(Recorded information)
____

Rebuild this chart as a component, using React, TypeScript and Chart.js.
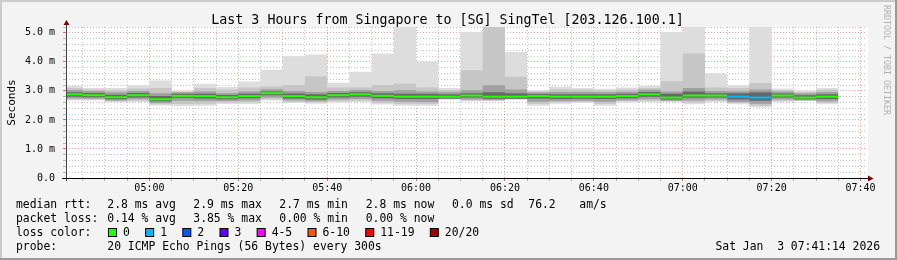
import React, { useEffect, useRef } from 'react';
import { Chart, registerables } from 'chart.js';

Chart.register(...registerables);

// ---- data (5-minute bins, value in ms) ----
const binStarts = [
  '04:40', '04:45', '04:50', '04:55', '05:00', '05:05', '05:10', '05:15', '05:20', '05:25',
  '05:30', '05:35', '05:40', '05:45', '05:50', '05:55', '06:00', '06:05', '06:10', '06:15',
  '06:20', '06:25', '06:30', '06:35', '06:40', '06:45', '06:50', '06:55', '07:00', '07:05',
  '07:10', '07:15', '07:20', '07:25', '07:30',
];
const dataEnd = '07:35';
const rangeStart = '04:41:14';
const rangeEnd = '07:41:14';

const medianRtt = [2.88, 2.85, 2.78, 2.85, 2.71, 2.83, 2.82, 2.78, 2.82, 2.92, 2.82, 2.78, 2.85, 2.88, 2.83, 2.80, 2.80, 2.80, 2.84, 2.80, 2.80, 2.82, 2.80, 2.80, 2.80, 2.82, 2.88, 2.77, 2.84, 2.84, 2.80, 2.77, 2.84, 2.77, 2.80];
const smokeMax = [3.18, 3.10, 3.10, 3.19, 3.36, 3.01, 3.25, 3.13, 3.32, 3.73, 4.19, 4.25, 3.28, 3.66, 4.29, 5.60, 4.02, 3.10, 5.03, 5.60, 4.34, 3.03, 3.15, 3.10, 3.07, 3.12, 3.18, 5.03, 5.60, 3.60, 3.19, 5.60, 3.08, 3.01, 3.10];
const smokeHi2 = [3.10, 3.05, 3.03, 3.08, 3.10, 2.97, 3.10, 3.05, 3.12, 3.15, 3.20, 3.50, 3.12, 3.12, 3.20, 3.25, 3.12, 3.03, 3.71, 5.60, 3.49, 2.98, 3.06, 3.04, 3.02, 3.05, 3.10, 3.33, 4.29, 3.12, 3.10, 3.27, 3.02, 2.96, 3.04];
const smokeHi3 = [3.03, 3.00, 2.95, 3.00, 2.92, 2.95, 2.98, 2.93, 2.98, 3.06, 3.00, 2.96, 3.00, 3.03, 3.00, 3.02, 2.98, 2.96, 3.02, 3.19, 3.05, 2.95, 2.96, 2.96, 2.95, 2.97, 3.04, 2.98, 3.10, 3.00, 2.99, 3.05, 2.98, 2.92, 2.96];
const smokeHi4 = [2.95, 2.93, 2.87, 2.93, 2.82, 2.90, 2.90, 2.86, 2.90, 2.98, 2.91, 2.88, 2.93, 2.95, 2.92, 2.90, 2.90, 2.88, 2.92, 2.95, 2.92, 2.89, 2.88, 2.88, 2.88, 2.90, 2.96, 2.90, 2.98, 2.92, 2.92, 2.95, 2.91, 2.85, 2.88];
const smokeLo4 = [2.80, 2.78, 2.71, 2.77, 2.64, 2.76, 2.74, 2.71, 2.75, 2.85, 2.74, 2.70, 2.77, 2.80, 2.75, 2.72, 2.72, 2.74, 2.77, 2.73, 2.73, 2.74, 2.72, 2.73, 2.72, 2.75, 2.80, 2.70, 2.76, 2.77, 2.70, 2.66, 2.77, 2.71, 2.72];
const smokeLo3 = [2.74, 2.73, 2.67, 2.71, 2.58, 2.66, 2.65, 2.65, 2.67, 2.77, 2.68, 2.64, 2.70, 2.72, 2.66, 2.63, 2.62, 2.72, 2.70, 2.69, 2.72, 2.63, 2.65, 2.66, 2.63, 2.68, 2.71, 2.66, 2.67, 2.70, 2.62, 2.56, 2.70, 2.68, 2.64];
const smokeLo2 = [2.70, 2.70, 2.64, 2.66, 2.54, 2.55, 2.56, 2.60, 2.60, 2.71, 2.62, 2.60, 2.64, 2.66, 2.58, 2.55, 2.55, 2.71, 2.67, 2.67, 2.71, 2.55, 2.60, 2.62, 2.55, 2.64, 2.66, 2.64, 2.60, 2.66, 2.58, 2.49, 2.66, 2.66, 2.58];
const smokeMin = [2.67, 2.67, 2.62, 2.62, 2.50, 2.47, 2.49, 2.55, 2.55, 2.67, 2.58, 2.56, 2.60, 2.62, 2.53, 2.49, 2.49, 2.70, 2.64, 2.64, 2.70, 2.49, 2.56, 2.58, 2.49, 2.61, 2.62, 2.62, 2.54, 2.62, 2.54, 2.43, 2.62, 2.65, 2.54];
const lossCount = [0, 0, 0, 0, 0, 0, 0, 0, 0, 0, 0, 0, 0, 0, 0, 0, 0, 0, 0, 0, 0, 0, 0, 0, 0, 0, 0, 0, 0, 0, 1, 1, 0, 0, 0];

const xTickLabels = ['05:00', '05:20', '05:40', '06:00', '06:20', '06:40', '07:00', '07:20', '07:40'];
const yTickLabels = ['0.0', '1.0 m', '2.0 m', '3.0 m', '4.0 m', '5.0 m'];

const titleText = 'Last 3 Hours from Singapore to [SG] SingTel [203.126.100.1]';
const rttStats = ['2.8 ms avg', '2.9 ms max', '2.7 ms min', '2.8 ms now', '0.0 ms sd', '76.2', 'am/s'];
const lossStats = ['0.14 % avg', '3.85 % max', '0.00 % min', '0.00 % now'];
const lossLegend: [string, string][] = [
  ['0', '#26ff00'], ['1', '#00b8ff'], ['2', '#0059ff'], ['3', '#5e00ff'],
  ['4-5', '#ff00ff'], ['6-10', '#ff5500'], ['11-19', '#ff0000'], ['20/20', '#a10000'],
];
const probeText = '20 ICMP Echo Pings (56 Bytes) every 300s';
const dateText = 'Sat Jan  3 07:41:14 2026';
const watermark = 'RRDTOOL / TOBI OETIKER';

// ---- helpers ----
const toMin = (s: string) => {
  const p = s.split(':').map(Number);
  return p[0] * 60 + p[1] + (p[2] || 0) / 60;
};
const lossColor = (n: number) => {
  if (n <= 0) return lossLegend[0][1];
  if (n === 1) return lossLegend[1][1];
  if (n === 2) return lossLegend[2][1];
  if (n === 3) return lossLegend[3][1];
  if (n <= 5) return lossLegend[4][1];
  if (n <= 10) return lossLegend[5][1];
  if (n <= 19) return lossLegend[6][1];
  return lossLegend[7][1];
};

const MONO = '"DejaVu Sans Mono", monospace';

const stepSeries = (vals: number[]) => {
  const pts = binStarts.map((t, i) => ({ x: toMin(t), y: vals[i] }));
  pts.push({ x: toMin(dataEnd), y: vals[vals.length - 1] });
  return pts;
};

const medianPoints = () => {
  const pts: { x: number; y: number }[] = [];
  binStarts.forEach((t, i) => {
    const s = toMin(t);
    const e = i + 1 < binStarts.length ? toMin(binStarts[i + 1]) : toMin(dataEnd);
    pts.push({ x: s, y: medianRtt[i] }, { x: e, y: medianRtt[i] });
  });
  return pts;
};

const band = (vals: number[], fillColor: string | null) => ({
  type: 'line' as const,
  data: stepSeries(vals),
  stepped: true,
  borderColor: 'rgba(0,0,0,0)',
  borderWidth: 1,
  pointRadius: 0,
  backgroundColor: fillColor || 'rgba(0,0,0,0)',
  fill: fillColor ? '+1' : false,
  clip: 0,
});

const framePlugin = {
  id: 'rrdFrame',
  beforeDraw(chart: any) {
    const { ctx, width, height, chartArea: a } = chart;
    ctx.save();
    ctx.fillStyle = '#f3f3f3';
    ctx.fillRect(0, 0, width, height);
    ctx.fillStyle = '#cbcbcb';
    ctx.fillRect(0, 0, width, 2);
    ctx.fillRect(0, 0, 2, height);
    ctx.fillStyle = '#999999';
    ctx.fillRect(0, height - 2, width, 2);
    ctx.fillRect(width - 2, 0, 2, height);
    ctx.fillStyle = '#ffffff';
    ctx.fillRect(a.left, a.top, a.right - a.left + 2, a.bottom - a.top);
    ctx.restore();
  },
  afterDraw(chart: any) {
    const { ctx, width, chartArea: a } = chart;
    ctx.save();
    // axes
    ctx.strokeStyle = '#444';
    ctx.lineWidth = 1;
    ctx.beginPath();
    ctx.moveTo(a.left + 0.5, a.bottom + 3);
    ctx.lineTo(a.left + 0.5, a.top - 4);
    ctx.stroke();
    ctx.strokeStyle = '#000';
    ctx.beginPath();
    ctx.moveTo(a.left - 4, a.bottom + 0.5);
    ctx.lineTo(a.right + 4, a.bottom + 0.5);
    ctx.stroke();
    // arrows
    ctx.fillStyle = '#7f0000';
    ctx.beginPath();
    ctx.moveTo(a.left - 2.5, a.top - 2);
    ctx.lineTo(a.left + 3.5, a.top - 2);
    ctx.lineTo(a.left + 0.5, a.top - 7);
    ctx.closePath();
    ctx.fill();
    ctx.beginPath();
    ctx.moveTo(a.right + 2, a.bottom - 2.5);
    ctx.lineTo(a.right + 2, a.bottom + 3.5);
    ctx.lineTo(a.right + 7.5, a.bottom + 0.5);
    ctx.closePath();
    ctx.fill();

    // title
    ctx.fillStyle = '#000';
    ctx.font = `13.3px ${MONO}`;
    ctx.textAlign = 'center';
    ctx.textBaseline = 'alphabetic';
    ctx.fillText(titleText, 447.5, 24);

    // y title
    ctx.save();
    ctx.translate(14.5, (a.top + a.bottom) / 2);
    ctx.rotate(-Math.PI / 2);
    ctx.font = `11px ${MONO}`;
    ctx.textAlign = 'center';
    ctx.textBaseline = 'alphabetic';
    ctx.fillText('Seconds', 0, 0);
    ctx.restore();

    // watermark
    ctx.save();
    ctx.translate(884, 5);
    ctx.rotate(Math.PI / 2);
    ctx.font = `8.3px ${MONO}`;
    ctx.fillStyle = '#b0b0b0';
    ctx.textAlign = 'left';
    ctx.textBaseline = 'alphabetic';
    ctx.fillText(watermark, 0, 0);
    ctx.restore();

    // legend text
    ctx.font = `11.4px ${MONO}`;
    ctx.textAlign = 'left';
    ctx.textBaseline = 'alphabetic';
    ctx.fillStyle = '#000';
    const cols = [107.3, 193.3, 279.3, 365.7, 452, 528.3, 579.3];
    ctx.fillText('median rtt:', 16, 208);
    rttStats.forEach((s, i) => ctx.fillText(s, cols[i], 208));
    ctx.fillText('packet loss:', 16, 222);
    lossStats.forEach((s, i) => ctx.fillText(s, cols[i], 222));
    ctx.fillText('loss color:', 16, 236);
    let x = 108;
    lossLegend.forEach(([label, color]) => {
      ctx.fillStyle = color;
      ctx.fillRect(x + 0.5, 228.5, 8, 8);
      ctx.strokeStyle = '#000';
      ctx.strokeRect(x + 0.5, 228.5, 8, 8);
      ctx.fillStyle = '#000';
      ctx.fillText(label, x + 15, 236);
      x = x + 15 + ctx.measureText(label).width + 15.3;
    });
    ctx.fillText('probe:', 16, 250);
    ctx.fillText(probeText, 107.3, 250);
    ctx.textAlign = 'right';
    ctx.fillText(dateText, 880, 250);
    ctx.restore();
  },
};

export default function App() {
  const ref = useRef<HTMLCanvasElement | null>(null);

  useEffect(() => {
    if (!ref.current) return;
    const xMin = toMin(rangeStart);
    const xMax = toMin(rangeEnd);
    const isMajorY = (v: number) => Math.abs(v - Math.round(v)) < 1e-6;

    const datasets: any[] = [
      {
        type: 'line',
        data: medianPoints(),
        borderColor: lossColor(0),
        borderWidth: 2,
        borderCapStyle: 'butt',
        pointRadius: 0,
        fill: false,
        clip: 0,
        segment: {
          borderColor: (c: any) =>
            c.p0.parsed.x === c.p1.parsed.x
              ? 'rgba(0,0,0,0)'
              : lossColor(lossCount[Math.floor(c.p0DataIndex / 2)]),
        },
      },
      band(smokeHi4, '#686868'),
      band(smokeLo4, null),
      band(smokeHi3, '#a0a0a0'),
      band(smokeLo3, null),
      band(smokeHi2, '#c6c6c6'),
      band(smokeLo2, null),
      band(smokeMax, '#dddddd'),
      band(smokeMin, null),
    ];

    const chart = new Chart(ref.current, {
      type: 'line',
      data: { datasets },
      options: {
        animation: false,
        responsive: false,
        devicePixelRatio: 1,
        layout: { padding: { left: 0, top: 27, right: 31, bottom: 0 } },
        plugins: {
          legend: { display: false },
          tooltip: { enabled: false },
          title: { display: false },
        },
        elements: { point: { radius: 0 } },
        scales: {
          x: {
            type: 'linear',
            min: xMin,
            max: xMax,
            z: 1,
            afterBuildTicks: (scale: any) => {
              const ticks = [];
              for (let m = Math.ceil(xMin / 5) * 5; m <= xMax; m += 5) ticks.push({ value: m });
              scale.ticks = ticks;
            },
            afterFit: (scale: any) => {
              scale.height = 82;
            },
            ticks: {
              autoSkip: false,
              maxRotation: 0,
              padding: 1,
              color: '#000',
              font: { family: MONO, size: 10 },
              callback: (v: any) => {
                const found = xTickLabels.find((l) => Math.abs(toMin(l) - Number(v)) < 1e-6);
                return found || '';
              },
            },
            grid: {
              color: (c: any) =>
                Math.round(c.tick?.value ?? 0) % 20 === 0 ? 'rgba(255,0,0,0.38)' : 'rgba(140,140,140,0.5)',
              tickColor: (c: any) =>
                Math.round(c.tick?.value ?? 0) % 20 === 0 ? 'rgba(255,0,0,0.6)' : 'rgba(140,140,140,0.6)',
              tickLength: 3,
              drawTicks: true,
              tickBorderDash: [],
            },
            border: { display: false, dash: [1, 2] },
          },
          y: {
            type: 'linear',
            min: 0,
            max: 5.2,
            z: 1,
            afterBuildTicks: (scale: any) => {
              const ticks = [];
              for (let k = 0; k <= 26; k++) ticks.push({ value: k / 5 });
              scale.ticks = ticks;
            },
            afterFit: (scale: any) => {
              scale.width = 66;
            },
            ticks: {
              autoSkip: false,
              padding: 8,
              color: '#000',
              font: { family: MONO, size: 10 },
              callback: (v: any) => (isMajorY(Number(v)) ? yTickLabels[Math.round(Number(v))] || '' : ''),
            },
            grid: {
              color: (c: any) => (isMajorY(c.tick?.value ?? 0) ? 'rgba(255,0,0,0.38)' : 'rgba(140,140,140,0.5)'),
              tickColor: (c: any) => (isMajorY(c.tick?.value ?? 0) ? 'rgba(255,0,0,0.6)' : 'rgba(140,140,140,0.6)'),
              tickLength: 3,
              drawTicks: true,
              tickBorderDash: [],
            },
            border: { display: false, dash: [1, 2] },
          },
        },
      },
      plugins: [framePlugin],
    } as any);

    return () => chart.destroy();
  }, []);

  return (
    <div style={{ position: 'absolute', left: 0, top: 0, width: 897, height: 260 }}>
      <canvas ref={ref} width={897} height={260} style={{ display: 'block', width: 897, height: 260 }} />
    </div>
  );
}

____

(Task requirements) Please quote the lines of the material, beginning with the first and ending with the one that contains "Chart.register(...registerables);", exactly as written and without any pictures.

(Correct response)
Rebuild this chart as a component, using React, TypeScript and Chart.js.
import React, { useEffect, useRef } from 'react';
import { Chart, registerables } from 'chart.js';

Chart.register(...registerables);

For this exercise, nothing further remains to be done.